Poland raises alarm as Wagner forces move closer to the border

Newsdesk
3 Min Read

PM Mateusz Morawiecki expresses concern over the movement of Russian mercenary fighters in Belarus near the Polish border.
Poland’s Prime Minister Mateusz Morawiecki has warned that more than 100 members of the Wagner group, a notorious Russian mercenary outfit, are moving towards a strategic stretch of land between Poland and Lithuania, and could try to infiltrate the NATO territory by posing as migrants.

The Suwalki Gap, a 65-kilometer-long corridor of Polish territory situated between Belarus and Kaliningrad, a Russian exclave separated from the mainland, is seen as a potential flashpoint in the region. Poland is a member of both the European Union and NATO, and it has been concerned about its security with Russian ally Belarus and Ukraine on its eastern border.
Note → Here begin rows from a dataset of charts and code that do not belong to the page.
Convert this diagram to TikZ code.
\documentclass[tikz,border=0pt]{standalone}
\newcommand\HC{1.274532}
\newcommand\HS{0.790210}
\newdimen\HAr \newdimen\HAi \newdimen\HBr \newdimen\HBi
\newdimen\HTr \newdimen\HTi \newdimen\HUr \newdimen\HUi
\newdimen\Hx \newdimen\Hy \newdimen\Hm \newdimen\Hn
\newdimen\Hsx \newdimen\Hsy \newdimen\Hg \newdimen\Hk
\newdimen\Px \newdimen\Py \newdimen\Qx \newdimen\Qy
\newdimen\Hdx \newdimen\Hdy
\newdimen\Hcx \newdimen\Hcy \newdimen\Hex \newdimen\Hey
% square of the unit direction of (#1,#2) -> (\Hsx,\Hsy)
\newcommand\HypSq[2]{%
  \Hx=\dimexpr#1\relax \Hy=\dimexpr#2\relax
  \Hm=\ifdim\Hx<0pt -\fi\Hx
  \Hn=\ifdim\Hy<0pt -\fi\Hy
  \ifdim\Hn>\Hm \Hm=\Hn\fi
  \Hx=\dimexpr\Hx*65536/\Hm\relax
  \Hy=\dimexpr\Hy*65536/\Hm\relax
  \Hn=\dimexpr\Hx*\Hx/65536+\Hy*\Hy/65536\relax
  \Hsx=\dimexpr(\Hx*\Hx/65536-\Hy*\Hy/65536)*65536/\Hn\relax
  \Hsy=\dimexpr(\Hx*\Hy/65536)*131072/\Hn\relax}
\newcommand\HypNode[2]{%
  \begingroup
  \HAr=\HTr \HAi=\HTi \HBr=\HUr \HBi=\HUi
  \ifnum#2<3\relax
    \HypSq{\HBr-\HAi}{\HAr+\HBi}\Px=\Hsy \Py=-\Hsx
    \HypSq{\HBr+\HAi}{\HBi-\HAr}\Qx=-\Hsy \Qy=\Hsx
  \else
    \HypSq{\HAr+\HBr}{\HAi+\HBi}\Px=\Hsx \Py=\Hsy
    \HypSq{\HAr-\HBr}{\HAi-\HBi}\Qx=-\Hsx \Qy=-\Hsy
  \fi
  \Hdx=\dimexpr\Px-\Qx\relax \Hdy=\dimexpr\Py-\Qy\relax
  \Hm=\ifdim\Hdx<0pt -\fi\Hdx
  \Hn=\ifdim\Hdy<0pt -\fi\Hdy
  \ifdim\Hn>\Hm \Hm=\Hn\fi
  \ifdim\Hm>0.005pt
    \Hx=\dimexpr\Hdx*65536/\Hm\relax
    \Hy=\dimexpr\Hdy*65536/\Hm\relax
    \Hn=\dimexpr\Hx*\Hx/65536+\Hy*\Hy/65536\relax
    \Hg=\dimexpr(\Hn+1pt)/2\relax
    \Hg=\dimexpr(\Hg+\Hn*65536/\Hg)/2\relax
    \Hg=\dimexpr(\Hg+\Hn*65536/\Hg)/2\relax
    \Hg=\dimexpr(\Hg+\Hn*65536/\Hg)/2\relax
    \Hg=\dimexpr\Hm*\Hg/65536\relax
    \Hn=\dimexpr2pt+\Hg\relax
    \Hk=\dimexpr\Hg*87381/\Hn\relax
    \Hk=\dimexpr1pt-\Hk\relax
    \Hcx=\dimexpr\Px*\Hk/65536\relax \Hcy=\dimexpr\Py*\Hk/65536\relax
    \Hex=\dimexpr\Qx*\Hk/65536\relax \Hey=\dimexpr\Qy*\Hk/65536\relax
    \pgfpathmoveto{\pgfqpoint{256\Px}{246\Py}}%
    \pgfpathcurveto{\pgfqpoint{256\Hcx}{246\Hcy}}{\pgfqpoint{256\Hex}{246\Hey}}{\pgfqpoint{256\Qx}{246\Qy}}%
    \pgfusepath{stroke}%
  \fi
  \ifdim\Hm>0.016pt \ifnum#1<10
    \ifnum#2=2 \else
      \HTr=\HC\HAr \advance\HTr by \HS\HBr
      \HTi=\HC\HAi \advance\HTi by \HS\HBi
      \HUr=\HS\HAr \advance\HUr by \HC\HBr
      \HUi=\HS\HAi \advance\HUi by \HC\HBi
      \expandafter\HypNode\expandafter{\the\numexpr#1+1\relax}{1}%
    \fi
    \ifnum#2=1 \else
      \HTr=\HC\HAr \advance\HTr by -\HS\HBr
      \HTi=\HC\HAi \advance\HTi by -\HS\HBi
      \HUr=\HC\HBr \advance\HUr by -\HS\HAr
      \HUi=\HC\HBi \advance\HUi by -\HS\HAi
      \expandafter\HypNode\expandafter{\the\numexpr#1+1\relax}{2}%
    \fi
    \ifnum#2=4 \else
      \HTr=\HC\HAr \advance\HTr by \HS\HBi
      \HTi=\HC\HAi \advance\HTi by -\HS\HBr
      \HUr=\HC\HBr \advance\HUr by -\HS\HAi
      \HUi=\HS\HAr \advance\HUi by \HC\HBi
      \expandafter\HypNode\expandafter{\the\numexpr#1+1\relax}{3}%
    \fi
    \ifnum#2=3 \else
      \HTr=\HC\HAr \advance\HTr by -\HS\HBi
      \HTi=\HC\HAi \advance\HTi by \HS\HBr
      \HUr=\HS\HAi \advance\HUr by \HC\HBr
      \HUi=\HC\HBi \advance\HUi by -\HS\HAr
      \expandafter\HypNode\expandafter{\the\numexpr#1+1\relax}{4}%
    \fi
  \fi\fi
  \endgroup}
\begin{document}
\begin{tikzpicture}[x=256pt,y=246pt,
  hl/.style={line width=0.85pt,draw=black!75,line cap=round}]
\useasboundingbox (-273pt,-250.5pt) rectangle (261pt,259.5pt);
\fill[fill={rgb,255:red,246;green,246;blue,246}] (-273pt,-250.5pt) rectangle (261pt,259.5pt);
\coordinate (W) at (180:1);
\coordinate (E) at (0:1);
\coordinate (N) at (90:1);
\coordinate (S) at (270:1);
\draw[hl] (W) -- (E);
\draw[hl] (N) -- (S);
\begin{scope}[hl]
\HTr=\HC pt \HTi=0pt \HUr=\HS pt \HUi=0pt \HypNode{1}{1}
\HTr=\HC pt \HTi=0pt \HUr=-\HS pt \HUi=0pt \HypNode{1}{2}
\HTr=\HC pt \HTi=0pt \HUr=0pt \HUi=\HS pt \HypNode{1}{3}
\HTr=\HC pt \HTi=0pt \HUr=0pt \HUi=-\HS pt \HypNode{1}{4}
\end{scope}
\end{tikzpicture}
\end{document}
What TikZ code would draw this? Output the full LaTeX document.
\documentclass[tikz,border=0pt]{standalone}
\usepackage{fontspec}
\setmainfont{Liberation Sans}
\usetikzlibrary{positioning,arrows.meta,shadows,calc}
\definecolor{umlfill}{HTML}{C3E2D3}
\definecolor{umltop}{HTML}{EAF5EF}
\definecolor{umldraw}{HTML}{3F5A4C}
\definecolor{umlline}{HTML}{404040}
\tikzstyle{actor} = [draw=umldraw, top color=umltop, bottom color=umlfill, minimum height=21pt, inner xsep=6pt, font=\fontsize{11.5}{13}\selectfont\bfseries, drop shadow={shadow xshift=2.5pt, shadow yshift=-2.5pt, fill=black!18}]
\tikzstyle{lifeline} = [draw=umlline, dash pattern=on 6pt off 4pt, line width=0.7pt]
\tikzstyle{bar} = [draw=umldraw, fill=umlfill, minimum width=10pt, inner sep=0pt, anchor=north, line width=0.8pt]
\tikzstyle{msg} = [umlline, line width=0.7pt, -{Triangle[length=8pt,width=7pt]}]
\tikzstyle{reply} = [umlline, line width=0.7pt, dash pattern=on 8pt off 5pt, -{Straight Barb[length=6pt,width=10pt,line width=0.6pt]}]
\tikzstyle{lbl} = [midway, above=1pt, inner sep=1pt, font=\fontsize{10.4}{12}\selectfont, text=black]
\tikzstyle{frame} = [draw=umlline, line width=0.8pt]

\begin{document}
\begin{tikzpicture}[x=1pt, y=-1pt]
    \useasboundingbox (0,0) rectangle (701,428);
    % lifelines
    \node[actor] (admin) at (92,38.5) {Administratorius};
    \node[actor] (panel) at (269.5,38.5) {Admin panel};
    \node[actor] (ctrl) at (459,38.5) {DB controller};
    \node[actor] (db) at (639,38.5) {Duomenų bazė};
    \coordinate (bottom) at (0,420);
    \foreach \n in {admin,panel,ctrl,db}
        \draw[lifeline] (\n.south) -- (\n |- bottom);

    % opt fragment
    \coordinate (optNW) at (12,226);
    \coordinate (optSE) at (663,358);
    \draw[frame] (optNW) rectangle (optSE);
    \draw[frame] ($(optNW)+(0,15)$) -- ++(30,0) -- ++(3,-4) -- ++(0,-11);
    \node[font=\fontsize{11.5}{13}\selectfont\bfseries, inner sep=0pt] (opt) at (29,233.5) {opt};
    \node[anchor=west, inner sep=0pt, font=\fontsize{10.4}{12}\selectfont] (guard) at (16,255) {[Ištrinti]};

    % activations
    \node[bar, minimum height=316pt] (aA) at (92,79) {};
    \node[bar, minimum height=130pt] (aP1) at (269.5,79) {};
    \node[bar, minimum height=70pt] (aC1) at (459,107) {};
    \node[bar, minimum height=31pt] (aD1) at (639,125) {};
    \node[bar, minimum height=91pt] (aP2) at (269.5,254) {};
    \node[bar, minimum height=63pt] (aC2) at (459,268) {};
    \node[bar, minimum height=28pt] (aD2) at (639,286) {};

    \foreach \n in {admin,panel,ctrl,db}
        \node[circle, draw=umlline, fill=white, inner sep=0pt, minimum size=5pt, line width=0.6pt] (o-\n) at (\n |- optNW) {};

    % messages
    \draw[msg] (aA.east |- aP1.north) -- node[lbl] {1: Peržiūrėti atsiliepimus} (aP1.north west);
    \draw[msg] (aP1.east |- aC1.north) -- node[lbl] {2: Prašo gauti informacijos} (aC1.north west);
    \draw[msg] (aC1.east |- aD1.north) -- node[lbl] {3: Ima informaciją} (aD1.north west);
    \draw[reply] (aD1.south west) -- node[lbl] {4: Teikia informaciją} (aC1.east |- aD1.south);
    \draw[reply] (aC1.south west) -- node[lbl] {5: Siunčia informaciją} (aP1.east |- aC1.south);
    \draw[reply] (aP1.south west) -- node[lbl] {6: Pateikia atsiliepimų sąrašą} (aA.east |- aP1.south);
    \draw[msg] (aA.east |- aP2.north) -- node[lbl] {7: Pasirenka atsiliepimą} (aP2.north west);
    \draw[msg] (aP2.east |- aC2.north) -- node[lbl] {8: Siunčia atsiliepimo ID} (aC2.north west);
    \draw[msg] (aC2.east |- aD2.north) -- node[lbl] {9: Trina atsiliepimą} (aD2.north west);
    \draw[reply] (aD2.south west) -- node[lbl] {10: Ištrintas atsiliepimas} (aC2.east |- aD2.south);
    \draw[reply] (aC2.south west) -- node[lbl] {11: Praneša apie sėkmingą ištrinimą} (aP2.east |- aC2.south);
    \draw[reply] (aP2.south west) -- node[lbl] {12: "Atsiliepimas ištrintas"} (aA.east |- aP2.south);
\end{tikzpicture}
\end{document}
Morawiecki said at a news conference on Saturday that the Wagner forces had moved close to the Suwalki Gap after taking part in joint military exercises with Belarusian troops near the border city of Brest earlier this month. He said the mercenaries could pose as migrants to cross the border, as part of a “hybrid attack” on Polish territory.

The Poland-Belarus border has already been a tense place for several months, ever since large numbers of immigrants from the Middle East and Africa began arriving, seeking to enter the EU by crossing into Poland, as well as Lithuania and Latvia. Poland’s government accuses Russia and Belarus of using the migrants to destabilize Poland and other EU countries. It calls the migration a form of hybrid warfare, and has responded by building a high wall along part of its border with Belarus.

“Now the situation becomes even more dangerous,” Morawiecki told reporters. He added that “this is certainly a step towards a further hybrid attack on Polish territory.”

Morawiecki spoke during a visit to an arms factory in Gliwice, in southern Poland, where Leopard tanks used by the Ukrainian army are being repaired. He said Poland was ready to defend its sovereignty and security and called for more solidarity and support from its NATO allies.

The Wagner group is a shadowy private military company that has been linked to various conflicts and operations in support of Russian interests around the world, including in Syria, Libya, Sudan, Central African Republic and Venezuela. The group is widely believed to be financed by Yevgeny Prigozhin, a close associate of Russian President Vladimir Putin.

Belarus has been under international isolation and sanctions since a disputed presidential election last year that saw longtime leader Alexander Lukashenko claim a sixth term in office amid allegations of fraud and repression. Lukashenko has accused Western countries of plotting to overthrow him, and has sought closer ties with Russia.